Instantiating a model
To instantiate a model, specify the model name and the number of classes desired.
from super_gradients.training import models
# Instantiate resnet18 with head supporting 100 classes
default_resnet18 = models.get(model_name="resnet18", num_classes=100)
All model names are available in the model zoo,but can also be dynamically accessed through super_gradients.common.object_names for autocompletion
from super_gradients.training import models
from super_gradients.common import object_names
# instantiate default pretrained resnet18
default_resnet18 = models.get(model_name=object_names.Models.RESNET18, num_classes=100)
Instantiating a pretrained model
When loading a pre-trained model, SuperGradients also provides a pre-trained head by default. The head's dimension is determined by the number of classes in the dataset used for training.
If you're using a different dataset, you'll need to change the number of classes in the head. This keeps all the pre-trained weights of the model intact, except for the head which will be new and untrained. The model will not be able to predict accurately until fine-tuned.
With pretrained head
from super_gradients.training import models
# Will reproduce the model zoo metrics on imagenet
model = models.get(model_name="resnet18", pretrained_weights="imagenet")
pretrained_weights.
With new head
from super_gradients.training import models
# Can be trained on a dataset of 94 classes
model = models.get(model_name="resnet18", num_classes=94, pretrained_weights="imagenet")
Loading a Backbone
In deep learning, a backbone is a pre-trained neural network that serves as a starting point to build a larger architecture. It is typically a feature extractor trained on a large dataset and meant to capture important features of the data.

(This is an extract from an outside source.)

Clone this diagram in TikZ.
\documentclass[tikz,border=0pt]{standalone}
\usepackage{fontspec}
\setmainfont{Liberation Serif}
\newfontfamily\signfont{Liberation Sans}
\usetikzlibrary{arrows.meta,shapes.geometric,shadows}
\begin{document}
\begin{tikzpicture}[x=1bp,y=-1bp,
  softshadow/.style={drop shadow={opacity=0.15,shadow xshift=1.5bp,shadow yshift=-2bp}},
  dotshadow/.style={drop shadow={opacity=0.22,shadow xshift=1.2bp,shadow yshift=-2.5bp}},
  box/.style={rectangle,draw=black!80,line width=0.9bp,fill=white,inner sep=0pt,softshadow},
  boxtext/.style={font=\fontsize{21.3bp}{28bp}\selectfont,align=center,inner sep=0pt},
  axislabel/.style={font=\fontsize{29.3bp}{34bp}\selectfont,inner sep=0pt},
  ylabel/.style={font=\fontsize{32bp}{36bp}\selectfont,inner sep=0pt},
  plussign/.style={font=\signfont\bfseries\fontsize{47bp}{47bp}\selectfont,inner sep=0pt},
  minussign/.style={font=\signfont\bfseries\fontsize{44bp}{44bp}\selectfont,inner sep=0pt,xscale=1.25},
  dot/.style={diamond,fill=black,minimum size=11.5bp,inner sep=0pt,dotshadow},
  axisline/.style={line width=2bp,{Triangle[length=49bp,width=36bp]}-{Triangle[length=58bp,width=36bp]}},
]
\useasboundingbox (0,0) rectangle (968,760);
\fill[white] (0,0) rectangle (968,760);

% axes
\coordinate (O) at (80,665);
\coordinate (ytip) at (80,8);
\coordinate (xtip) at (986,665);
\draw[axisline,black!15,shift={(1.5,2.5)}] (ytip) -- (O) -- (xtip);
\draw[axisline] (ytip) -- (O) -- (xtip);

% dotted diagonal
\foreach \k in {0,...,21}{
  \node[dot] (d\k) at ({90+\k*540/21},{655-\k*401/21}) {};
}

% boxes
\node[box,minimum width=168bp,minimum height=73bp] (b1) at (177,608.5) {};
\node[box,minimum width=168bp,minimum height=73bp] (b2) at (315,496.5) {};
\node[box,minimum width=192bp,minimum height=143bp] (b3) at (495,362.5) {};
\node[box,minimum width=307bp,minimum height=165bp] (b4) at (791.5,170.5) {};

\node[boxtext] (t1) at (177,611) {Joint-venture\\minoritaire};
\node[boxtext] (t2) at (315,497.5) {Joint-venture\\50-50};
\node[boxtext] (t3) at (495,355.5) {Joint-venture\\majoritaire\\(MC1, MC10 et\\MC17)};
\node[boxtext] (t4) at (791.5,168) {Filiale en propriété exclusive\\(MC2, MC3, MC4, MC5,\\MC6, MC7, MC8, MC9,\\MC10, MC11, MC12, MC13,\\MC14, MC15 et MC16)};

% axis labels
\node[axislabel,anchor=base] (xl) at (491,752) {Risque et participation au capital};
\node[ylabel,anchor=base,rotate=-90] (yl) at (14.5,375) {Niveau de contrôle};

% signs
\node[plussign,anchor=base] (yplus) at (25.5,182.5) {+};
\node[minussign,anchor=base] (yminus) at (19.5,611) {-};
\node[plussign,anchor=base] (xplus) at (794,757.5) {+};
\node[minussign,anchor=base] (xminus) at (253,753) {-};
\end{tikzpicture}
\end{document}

When loading a model as a backbone in SuperGradients, you will get the model without the global pooling stage and the classifier head.
from super_gradients.training import models
# instantiate pretrained resnet18, without classifier head. Output will be from the last stage before global pooling
backbone_resnet18 = models.get(model_name="resnet18", arch_params={"backbone_mode": True}, pretrained_weights="imagenet")

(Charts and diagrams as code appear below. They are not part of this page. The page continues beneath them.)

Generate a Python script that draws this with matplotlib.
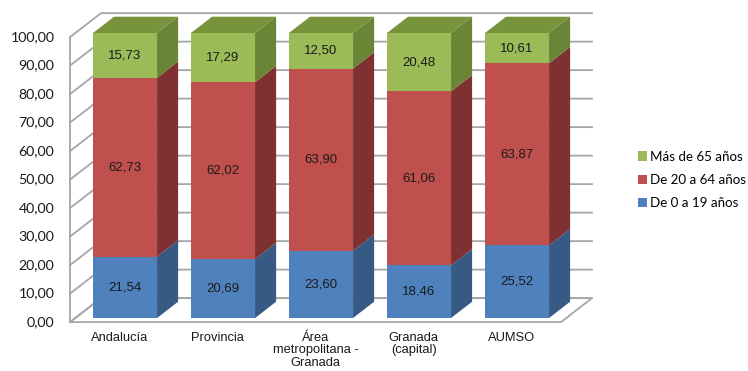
import matplotlib
matplotlib.use("Agg")
import matplotlib.pyplot as plt
from matplotlib.patches import Polygon, Patch

categories = ["Andalucía", "Provincia", "Área\nmetropolitana -\nGranada", "Granada\n(capital)", "AUMSO"]
young = [21.54, 20.69, 23.60, 18.46, 25.52]      # De 0 a 19 años
adult = [62.73, 62.02, 63.90, 61.06, 63.87]      # De 20 a 64 años
senior = [15.73, 17.29, 12.50, 20.48, 10.61]     # Más de 65 años
series_names = ["De 0 a 19 años", "De 20 a 64 años", "Más de 65 años"]
yticks = [0, 10, 20, 30, 40, 50, 60, 70, 80, 90, 100]

front_cols = ["#4F81BD", "#C0504D", "#9BBB59"]
side_cols = ["#365A84", "#7E3130", "#6A8535"]
top_col = "#77933C"
grid_col = "#A6A6A6"

W, H = 748, 371
fig = plt.figure(figsize=(W / 100, H / 100), dpi=100)
ax = fig.add_axes([0, 0, 1, 1])
ax.axis("off")
# pixel mapping: category 0 at x=125 px, 98 px per category; v=0 at y=318 px, 2.85 px/unit
ax.set_xlim(-125 / 98, (W - 125) / 98)
ax.set_ylim((318 - H) / 2.85, 318 / 2.85)

DX, DY = 0.316, 8.4     # full depth offset
d0, d1 = 0.17, 0.85     # bar depth span
hw = 0.327              # bar half-width
xL, xR = -0.507, 4.503


def P(x, v, d):
    return (x + (d - d0) * DX, v + (d - d0) * DY)


# walls
back = Polygon([P(xL, 0, 1), P(xR, 0, 1), P(xR, 100, 1), P(xL, 100, 1)], closed=True,
               facecolor="white", edgecolor="none", zorder=0)
ax.add_patch(back)
floor = Polygon([P(xL, 0, 0), P(xR, 0, 0), P(xR, 0, 1), P(xL, 0, 1)], closed=True,
                facecolor="white", edgecolor=grid_col, lw=1.3, zorder=1)
ax.add_patch(floor)
ax.plot(*zip(P(xL, 0, 0), P(xL, 100, 0)), color=grid_col, lw=1.3, zorder=1)
for t in yticks:
    pts = [P(xL, t, 0), P(xL, t, 1), P(xR, t, 1)]
    ax.plot([p[0] for p in pts], [p[1] for p in pts], color=grid_col, lw=1.3, zorder=1)
    lx, ly = P(xL, t, 0)
    ax.text(lx - 0.16, ly, f"{t:.2f}".replace(".", ","), ha="right", va="center",
            fontsize=10.2, family="Lato", color="#1a1a1a")

# bars
series = [young, adult, senior]
bottoms = [0.0] * len(categories)
for s, vals in enumerate(series):
    ax.bar(range(len(categories)), vals, bottom=bottoms, width=2 * hw,
           color=front_cols[s], edgecolor="none", zorder=3, label=series_names[s])
    for i, v in enumerate(vals):
        b = bottoms[i]
        t = b + v
        side = Polygon([P(i + hw, b, d0), P(i + hw, t, d0), P(i + hw, t, d1), P(i + hw, b, d1)],
                       closed=True, facecolor=side_cols[s], edgecolor="none", zorder=2)
        ax.add_patch(side)
        if s == len(series) - 1:
            top = Polygon([P(i - hw, t, d0), P(i + hw, t, d0), P(i + hw, t, d1), P(i - hw, t, d1)],
                          closed=True, facecolor=top_col, edgecolor="none", zorder=2)
            ax.add_patch(top)
        ax.text(i, b + v / 2, f"{v:.2f}".replace(".", ","), ha="center", va="center",
                fontsize=9.5, family="Liberation Sans", color="#1a1a1a", zorder=4)
    bottoms = [bottoms[i] + vals[i] for i in range(len(vals))]

# category labels
for i, c in enumerate(categories):
    x, y = P(i, 0, 0)
    ax.text(x, y - 3.4, c, ha="center", va="top", fontsize=9.3, family="Liberation Sans",
            color="#1a1a1a", linespacing=1.05)

leg_handles = [Patch(facecolor=front_cols[s], edgecolor="none") for s in (2, 1, 0)]
leg_labels = [series_names[s] for s in (2, 1, 0)]
fig.legend(leg_handles, leg_labels, loc="center left", bbox_to_anchor=(631 / W, 1 - 180 / H),
           frameon=False, prop={"family": "Lato", "size": 9.6}, handlelength=0.7,
           handleheight=0.7, handletextpad=0.25, labelspacing=0.85, borderpad=0)

fig.savefig("out.png", dpi=100)
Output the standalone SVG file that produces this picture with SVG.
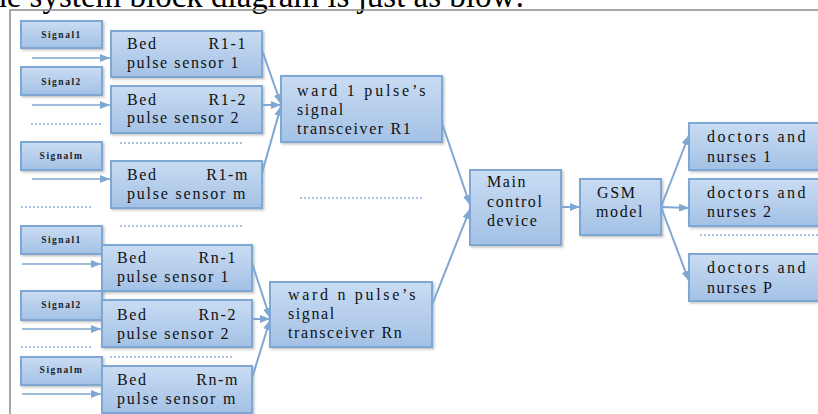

This backbone model can later be used as part of another model
import torch
class CustomModel(torch.nn.Module):
def __init__(self, backbone):
super().__init__()
self._backbone = backbone
self._head = ...
def forward(self, x):
out = self._backbone(x)
out = self._head(out)
return out
model = CustomModel(backbone=backbone_resnet18)
Playing with the model architecture parameters
All of SuperGradients model architectures can be parametrized using arch_params.
You can find the documentation about parameters of every architecture, and their default values, in the recipes.
In this example, we override the default params of efficientnet_b0
from super_gradients.training import models
arch_params = {
"drop_connect_rate": 0.3,
"image_size": 500,
}
yolox_custom = models.get(model_name="efficientnet_b0", arch_params=arch_params, num_classes=15)